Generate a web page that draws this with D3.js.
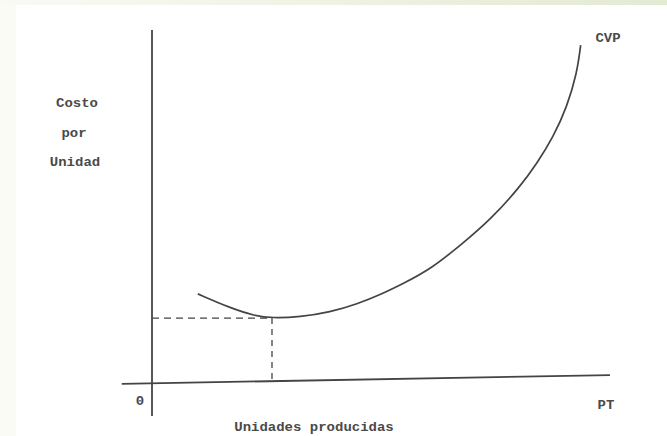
<!DOCTYPE html>
<html><head><meta charset="utf-8">
<script src="https://cdn.jsdelivr.net/npm/d3@7"></script>
<style>
html,body{margin:0;padding:0;background:#fff;}
svg{display:block;}
</style></head>
<body>
<svg id="c" width="667" height="436"></svg>
<script>
// Data (x = unidades producidas, y = costo por unidad), units of the drawn axes
const cvpX = [10.0, 17.0, 22.5, 26.2, 32.3, 38.9, 44.8, 50.2, 54.6, 60.9, 67.9, 73.8, 80.3, 84.1, 87.6, 90.6, 92.8, 93.6];
const cvpY = [24.6, 20.6, 18.3, 17.7, 18.0, 19.4, 21.7, 24.6, 27.4, 31.7, 39.1, 45.7, 55.1, 62.0, 69.4, 78.0, 87.7, 95.7];
const minPoint = [26.2, 17.7];
const axisLabels = ["0", "PT", "CVP", "Unidades producidas"];
const yLabelLines = ["Costo", "por", "Unidad"];

const svg = d3.select("#c");
const W = 667, H = 436;

// frame / background like the scan
const defs = svg.append("defs");
const g1 = defs.append("linearGradient").attr("id","topg").attr("x1","0").attr("x2","1");
g1.append("stop").attr("offset","0").attr("stop-color","#fafaf5");
g1.append("stop").attr("offset","1").attr("stop-color","#e3ead2");
svg.append("rect").attr("x",0).attr("y",0).attr("width",W).attr("height",H).attr("fill","#ffffff");
svg.append("rect").attr("x",0).attr("y",0).attr("width",16).attr("height",H).attr("fill","#fbfbf6");
svg.append("rect").attr("x",0).attr("y",0).attr("width",W).attr("height",5).attr("fill","url(#topg)");

const x = d3.scaleLinear().domain([0, 100]).range([152, 610]);
const y = d3.scaleLinear().domain([0, 100]).range([380, 30]);

const ink = "#444";
const font = "'Liberation Mono', 'DejaVu Sans Mono', monospace";

// axes
svg.append("line")
  .attr("x1", x(0)).attr("x2", x(0))
  .attr("y1", y(100)).attr("y2", y(-10.3))
  .attr("stroke", ink).attr("stroke-width", 1.8);
svg.append("line")
  .attr("x1", x(-6.6)).attr("y1", y(-1.1))
  .attr("x2", x(100)).attr("y2", y(1.4))
  .attr("stroke", ink).attr("stroke-width", 1.8);

// dashed guide lines
svg.append("line")
  .attr("x1", x(0)).attr("x2", x(minPoint[0]))
  .attr("y1", y(minPoint[1])).attr("y2", y(minPoint[1]))
  .attr("stroke", ink).attr("stroke-width", 1.3).attr("stroke-dasharray", "7,5");
svg.append("line")
  .attr("x1", x(minPoint[0])).attr("x2", x(minPoint[0]))
  .attr("y1", y(minPoint[1])).attr("y2", y(0))
  .attr("stroke", ink).attr("stroke-width", 1.3).attr("stroke-dasharray", "6,5");

// curve
const pts = cvpX.map((v, i) => [v, cvpY[i]]);
svg.append("path")
  .attr("d", d3.line().x(d => x(d[0])).y(d => y(d[1])).curve(d3.curveBasis)(pts))
  .attr("fill", "none").attr("stroke", ink).attr("stroke-width", 1.7);

// texts
const txt = (s, tx, ty, anchor) => svg.append("text")
  .attr("x", tx).attr("y", ty).attr("text-anchor", anchor || "middle")
  .attr("font-family", font).attr("font-size", 14).attr("font-weight", "bold")
  .attr("fill", "#4a4a4a")
  .attr("transform", `translate(${tx},${ty}) scale(1,0.85) translate(${-tx},${-ty})`)
  .text(s);

txt(axisLabels[0], 140, 405);
txt(axisLabels[1], 606, 409);
txt(axisLabels[2], 608, 42);
txt(axisLabels[3], 314, 431);
txt(yLabelLines[0], 77, 107);
txt(yLabelLines[1], 74, 137);
txt(yLabelLines[2], 75, 166);
</script>
</body></html>
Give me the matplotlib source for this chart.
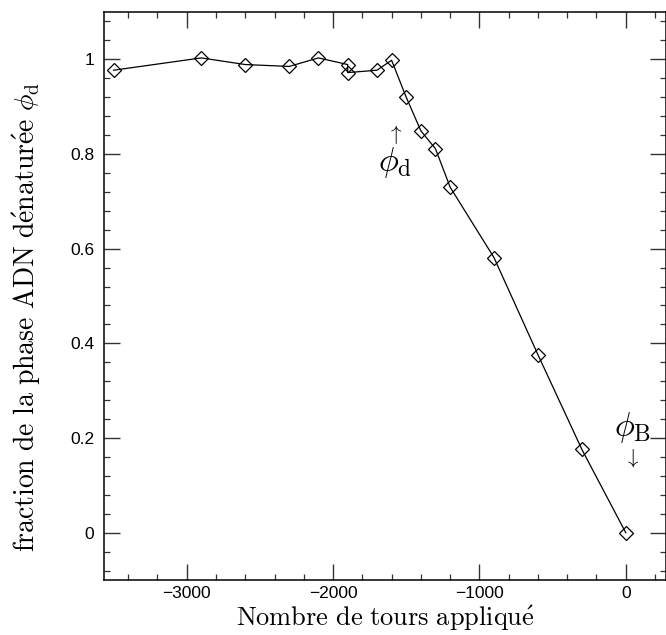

= = =

Set exercise
Restate each line from the start of the listing through the line bearing "const y = d3.scaleLinear().domain([0, 100]).range([380, 30]);" word for word. Drop the pictures.

Response to this exercise
Generate a web page that draws this with D3.js.
<!DOCTYPE html>
<html><head><meta charset="utf-8">
<script src="https://cdn.jsdelivr.net/npm/d3@7"></script>
<style>
html,body{margin:0;padding:0;background:#fff;}
svg{display:block;}
</style></head>
<body>
<svg id="c" width="667" height="436"></svg>
<script>
// Data (x = unidades producidas, y = costo por unidad), units of the drawn axes
const cvpX = [10.0, 17.0, 22.5, 26.2, 32.3, 38.9, 44.8, 50.2, 54.6, 60.9, 67.9, 73.8, 80.3, 84.1, 87.6, 90.6, 92.8, 93.6];
const cvpY = [24.6, 20.6, 18.3, 17.7, 18.0, 19.4, 21.7, 24.6, 27.4, 31.7, 39.1, 45.7, 55.1, 62.0, 69.4, 78.0, 87.7, 95.7];
const minPoint = [26.2, 17.7];
const axisLabels = ["0", "PT", "CVP", "Unidades producidas"];
const yLabelLines = ["Costo", "por", "Unidad"];

const svg = d3.select("#c");
const W = 667, H = 436;

// frame / background like the scan
const defs = svg.append("defs");
const g1 = defs.append("linearGradient").attr("id","topg").attr("x1","0").attr("x2","1");
g1.append("stop").attr("offset","0").attr("stop-color","#fafaf5");
g1.append("stop").attr("offset","1").attr("stop-color","#e3ead2");
svg.append("rect").attr("x",0).attr("y",0).attr("width",W).attr("height",H).attr("fill","#ffffff");
svg.append("rect").attr("x",0).attr("y",0).attr("width",16).attr("height",H).attr("fill","#fbfbf6");
svg.append("rect").attr("x",0).attr("y",0).attr("width",W).attr("height",5).attr("fill","url(#topg)");

const x = d3.scaleLinear().domain([0, 100]).range([152, 610]);
const y = d3.scaleLinear().domain([0, 100]).range([380, 30]);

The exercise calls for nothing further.